Oui, oui, vous avez bien lu : malgré tous les torts qu'on lui reproche, il y a quand même quelque chose que la clope permet de faire plus aisément et qui sera plus difficile lorsqu'elle sera devenue illégale : approcher quelqu'un, voire nouer des liens.
Récemment, j'étais sur la terrasse d'un bar bien connu de Montréal, à discuter avec mon amie M. sur le fait qu'on se sentait un peu comme des cougars auprès de cette petite jeunesse qui s'égayait dans le Quartier latin avant de commencer la nouvelle session ou de finir celle du printemps dernier, et d'un coup, comme ça, avec mon verre, j'ai eu envie d'une clope.
Tant qu'à devoir en quêter une disgracieusement (on dirait que ce n'est plus vraiment à la mode les je-t'achète-une-clope-pour-25-cents, on te regarde tout de suite comme si tu venais d'une autre planète), je me suis dit que j'allais en quêter une auprès d'un beau monsieur. T'sais, aussi bien faire une pierre deux coups.

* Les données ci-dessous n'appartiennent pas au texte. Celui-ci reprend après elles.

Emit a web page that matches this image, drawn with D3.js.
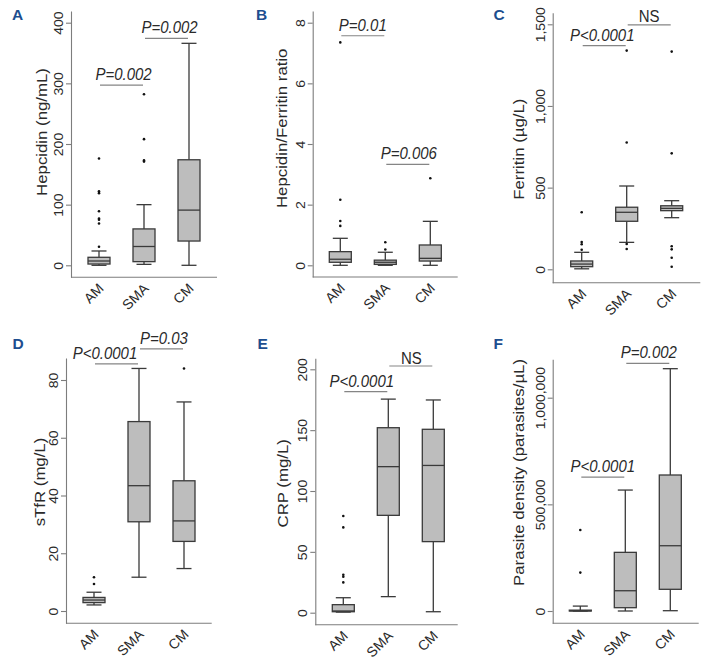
<!DOCTYPE html>
<html><head><meta charset="utf-8">
<script src="https://cdn.jsdelivr.net/npm/d3@7"></script>
<style>
body{margin:0;background:#fff}
svg{display:block}
text{font-family:"Liberation Sans",Arial,Helvetica,sans-serif}
</style>
</head><body>
<svg id="c" width="708" height="661"></svg>
<script>
// ---------- DATA ----------
const categories = ["AM", "SMA", "CM"];
// box statistics per group: [lower whisker, Q1, median, Q3, upper whisker]
const hepcidinBox = [[0, 2.1, 7.1, 13.2, 23.6], [1.6, 6, 31, 60, 100], [0, 40, 91, 174, 366]];
const hepcidinOut = [[30.7, 69, 75, 77, 89, 119, 122, 176], [171, 173, 208, 282], []];
const ratioBox = [[0, 0.099, 0.2, 0.45, 0.89], [0, 0.03, 0.10, 0.17, 0.43], [0, 0.14, 0.23, 0.67, 1.45]];
const ratioOut = [[1.30, 1.46, 2.16, 7.35], [0.52, 0.76], [2.87]];
const ferritinBox = [[3, 16, 32, 51, 104], [165, 294, 349, 380, 510], [316, 359, 373, 389, 420]];
const ferritinOut = [[120, 153, 167, 349], [124, 155, 776, 1339], [16, 71, 122, 141, 710, 1333]];
const stfrBox = [[2.1, 2.9, 3.8, 4.7, 6.5], [11.7, 30.9, 43.4, 65.6, 84], [14.7, 24.1, 31.2, 45.1, 72.4]];
const stfrOut = [[9.35, 11.7], [], [84]];
const crpBox = [[0.5, 0.8, 1.4, 6.6, 12.3], [13.2, 80, 120, 152, 175.5], [0.8, 58.4, 121, 150.7, 174.8]];
const crpOut = [[24.9, 29.6, 31.2, 70.1, 79.5], [], []];
const parasiteBox = [[0, 0, 1000, 4000, 23000], [0, 15500, 95000, 275000, 567000], [1400, 101700, 306000, 637600, 1136000]];
const parasiteOut = [[180000, 380000], [], []];

// tick values
const hepcidinTicks = [0, 100, 200, 300, 400];
const ratioTicks = [0, 2, 4, 6, 8];
const ferritinTicks = [0, 500, 1000, 1500];
const stfrTicks = [0, 20, 40, 60, 80];
const crpTicks = [0, 50, 100, 150, 200];
const parasiteTicks = [0, 500000, 1000000];

// significance annotations: [group A, group B, label, height in data units]
const hepcidinSig = [["AM", "SMA", "P=0.002", 297], ["SMA", "CM", "P=0.002", 374]];
const ratioSig = [["AM", "SMA", "P=0.01", 7.57], ["SMA", "CM", "P=0.006", 3.33]];
const ferritinSig = [["AM", "SMA", "P<0.0001", 1369], ["SMA", "CM", "NS", 1496]];
const stfrSig = [["AM", "SMA", "P<0.0001", 85.6], ["SMA", "CM", "P=0.03", 90.8]];
const crpSig = [["AM", "SMA", "P<0.0001", 181.6], ["SMA", "CM", "NS", 202.7]];
const parasiteSig = [["AM", "SMA", "P<0.0001", 628000], ["SMA", "CM", "P=0.002", 1161000]];

// ---------- LAYOUT ----------
const panels = [
  {letter: "A", title: "Hepcidin (ng/mL)", box: hepcidinBox, out: hepcidinOut, ticks: hepcidinTicks, sig: hepcidinSig,
   L: {axisX: 71, right: 217, xAxisY: 277.3, top: 11, y0: 265.3, refV: 400, refY: 22.7, c0: 28,
       lx: 12, ly: 20, tx: 46.7, ty: 132, sigDx: [2, 3]}},
  {letter: "B", title: "Hepcidin/Ferritin ratio", box: ratioBox, out: ratioOut, ticks: ratioTicks, sig: ratioSig,
   L: {axisX: 312.7, right: 457.7, xAxisY: 277, top: 11, y0: 265.3, refV: 8, refY: 22.7, c0: 27.6,
       lx: 256, ly: 20, tx: 286.7, ty: 128.3, sigDx: [0, 1]}},
  {letter: "C", title: "Ferritin (\u00b5g/L)", box: ferritinBox, out: ferritinOut, ticks: ferritinTicks, sig: ferritinSig,
   L: {axisX: 552.7, right: 700.3, xAxisY: 282.7, top: 12.7, y0: 269.3, refV: 1500, refY: 24.3, c0: 29,
       lx: 493.5, ly: 20, tx: 524.3, ty: 149.2, sigDx: [-2, 0]}},
  {letter: "D", title: "sTfR (mg/L)", box: stfrBox, out: stfrOut, ticks: stfrTicks, sig: stfrSig,
   L: {axisX: 66, right: 211.7, xAxisY: 623.3, top: 358, y0: 611, refV: 80, refY: 380, c0: 28,
       lx: 12.5, ly: 348.5, tx: 44.5, ty: 482, sigDx: [-11.5, 2.5]}},
  {letter: "E", title: "CRP (mg/L)", box: crpBox, out: crpOut, ticks: crpTicks, sig: crpSig,
   L: {axisX: 315.3, right: 457.7, xAxisY: 624.7, top: 358.3, y0: 612.7, refV: 200, refY: 369.3, c0: 28,
       lx: 257.5, ly: 349, tx: 288.3, ty: 483.3, sigDx: [-4, 0.5]}},
  {letter: "F", title: "Parasite density (parasites/\u00b5L)", box: parasiteBox, out: parasiteOut, ticks: parasiteTicks, sig: parasiteSig,
   L: {axisX: 552.7, right: 698.7, xAxisY: 623.3, top: 359.3, y0: 611, refV: 1000000, refY: 397.7, c0: 27.6,
       lx: 493.5, ly: 349, tx: 524.3, ty: 472.5, sigDx: [0, 1]}}
];

const axisColor = "#7d7d7d";
const textColor = "#2a2a2a";
const boxFill = "#bdbdbd";
const boxStroke = "#3a3a3a";
const boxW = 22, capW = 15;
const stretch = 1.12;   // the original figure is slightly stretched vertically
const fmt = d3.format(",");

const svg = d3.select("#c");

panels.forEach(p => {
  const L = p.L;
  const ref = d3.scaleLinear().domain([0, L.refV]).range([L.y0, L.refY]);
  const y = d3.scaleLinear().domain([ref.invert(L.xAxisY), ref.invert(L.top)]).range([L.xAxisY, L.top]);
  const x = d3.scalePoint().domain(categories).range([L.axisX + L.c0, L.axisX + L.c0 + 90]);
  const g = svg.append("g");

  // panel letter
  g.append("text").attr("x", L.lx).attr("y", L.ly).text(p.letter)
    .attr("font-size", 15.5).attr("font-weight", "bold").attr("fill", "#1d4e8f");

  // y axis
  const ya = g.append("g").attr("transform", `translate(${L.axisX},0)`)
    .call(d3.axisLeft(y).tickValues(p.ticks).tickSize(5).tickSizeOuter(0).tickFormat(fmt));
  ya.attr("font-family", null).attr("font-size", null);
  ya.select(".domain").attr("stroke", axisColor).attr("stroke-width", 1.1);
  ya.selectAll(".tick line").attr("stroke", axisColor).attr("stroke-width", 1.1);
  ya.selectAll(".tick text").remove();
  ya.selectAll(".tick").append("text")
    .attr("transform", `translate(-8,0) rotate(-90) scale(${stretch},1)`)
    .attr("text-anchor", "middle").attr("font-size", 12.5).attr("fill", textColor)
    .text(d => fmt(d));

  // x axis
  const xa = g.append("g").attr("transform", `translate(0,${L.xAxisY})`)
    .call(d3.axisBottom(x).tickSize(0).tickSizeOuter(0));
  xa.attr("font-family", null).attr("font-size", null);
  xa.select(".domain").attr("d", `M${L.axisX},0H${L.right}`).attr("stroke", axisColor).attr("stroke-width", 1.1);
  xa.selectAll(".tick text").remove();
  xa.selectAll(".tick").append("text")
    .attr("transform", "translate(5,12) rotate(-45)")
    .attr("text-anchor", "end").attr("font-size", 14).attr("fill", textColor)
    .text(d => d);

  // y title
  g.append("text").attr("transform", `translate(${L.tx},${L.ty}) rotate(-90) scale(${stretch},1)`)
    .attr("text-anchor", "middle").attr("font-size", 15).attr("fill", textColor).text(p.title);

  // boxes
  categories.forEach((c, i) => {
    const [lo, q1, med, q3, hi] = p.box[i];
    const cx = x(c);
    const bg = g.append("g").attr("stroke", boxStroke).attr("stroke-width", 1.3);
    bg.append("line").attr("x1", cx).attr("x2", cx).attr("y1", y(lo)).attr("y2", y(q1));
    bg.append("line").attr("x1", cx).attr("x2", cx).attr("y1", y(q3)).attr("y2", y(hi));
    bg.append("line").attr("x1", cx - capW / 2).attr("x2", cx + capW / 2).attr("y1", y(lo)).attr("y2", y(lo));
    bg.append("line").attr("x1", cx - capW / 2).attr("x2", cx + capW / 2).attr("y1", y(hi)).attr("y2", y(hi));
    bg.append("rect").attr("x", cx - boxW / 2).attr("width", boxW)
      .attr("y", y(q3)).attr("height", Math.max(0.5, y(q1) - y(q3))).attr("fill", boxFill);
    bg.append("line").attr("x1", cx - boxW / 2).attr("x2", cx + boxW / 2).attr("y1", y(med)).attr("y2", y(med));
    g.selectAll(null).data(p.out[i]).join("circle")
      .attr("cx", cx).attr("cy", d => y(d)).attr("r", 1.3).attr("fill", "#111");
  });

  // significance brackets
  p.sig.forEach(([a, b, label, h], k) => {
    const x1 = x(a) + 1, x2 = x(b) - 1, yy = y(h);
    g.append("line").attr("x1", x1).attr("x2", x2).attr("y1", yy).attr("y2", yy)
      .attr("stroke", "#858585").attr("stroke-width", 1.2);
    const ns = label === "NS";
    g.append("text")
      .attr("transform", `translate(${(x1 + x2) / 2 + L.sigDx[k]},${yy - (ns ? 2.5 : 5)}) scale(1,${stretch})`)
      .attr("text-anchor", "middle").attr("font-size", 15).attr("fill", textColor)
      .attr("font-style", ns ? "normal" : "italic").text(label);
  });
});
</script>
</body></html>
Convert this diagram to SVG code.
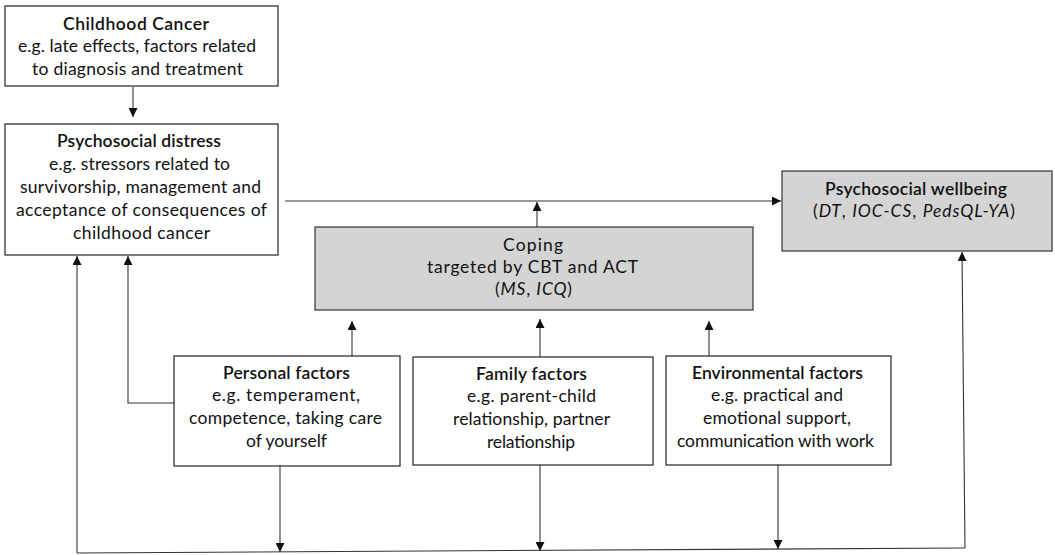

J'avais spoté le type avec un chapeau. J'aimais son style. Et il fumait.
Je lui demande une cigarette. Échange de banalités.
Tu as un accent, tu viens d'où ?
De Turquie.
Oh ! Tu es en voyage ?
Non, j'habite ici.
Depuis longtemps ?
Quelques années.
En fait, ce n'est même pas au beau monsieur que j'ai parlé, mais à son ami sexagénaire; lui, il n'avait plus de cigarettes. Demande à mon ami, qu'il a dit.
Sur un "merci, bonne soirée", je suis partie fumer ma cigarette, rendue meilleure par la déception.
Plus tard, v'là-tu pas que le beau monsieur turc apparaît devant nous et nous demande s'il peut s'asseoir. Mais bien sûr. Avec grand plaisir. Ramène ton ami sexagénaire.
Tout le monde parle, on ne comprend pas grand-chose, mais on a ben du fun.
Tout le monde parle, et moi je le regarde. Il est si beau, avec ses grands yeux perçants, ses grands yeux noirs et profonds dans lesquels transparaît une émouvante sensibilité.
Trois heures arrivent, déjà. Je lui donne mon courriel, il me donne son numéro.
Le lendemain, j'avais déjà un message de lui. On s'est écrit toute la semaine. Et on s'est revus.
J'ai bavé toute la soirée en admirant sa beauté. On a bien discuté. Je l'ai mieux compris, cette fois-ci. On a eu beaucoup de plaisir. Lorsqu'on s'est dit au revoir, on s'est donné la bise. Et puis il partait, me tournant le dos, quand il a soudainement fait volte-face pour m'embrasser une fois de plus sur la joue. Et il est parti pour de bon. Grrrr.
On a gardé contact. On va se revoir. Il deviendra peut-être un bon ami, peut-être un bon amant; dans tous les cas, j'aime sa présence.
Et tout ça à cause d'une clope méchante et mortelle.
Quel prétexte inventera-t-on pour approcher subtilement les beaux messieurs inconnus lorsque tout le monde aura arrêté de fumer ? Salut, aurais-tu une gomme ? Un pastille ? Une papermane ? Ou carrément : salut, je te regardais de loin, et je te trouvais pas mal beau, mais je voulais juste te le dire comme ça en passant, pour te signaler que je suis sexuellement disponible et que si ça te tente, on pourrait se draguer un petit peu.
Libre cours à votre imagination débordante.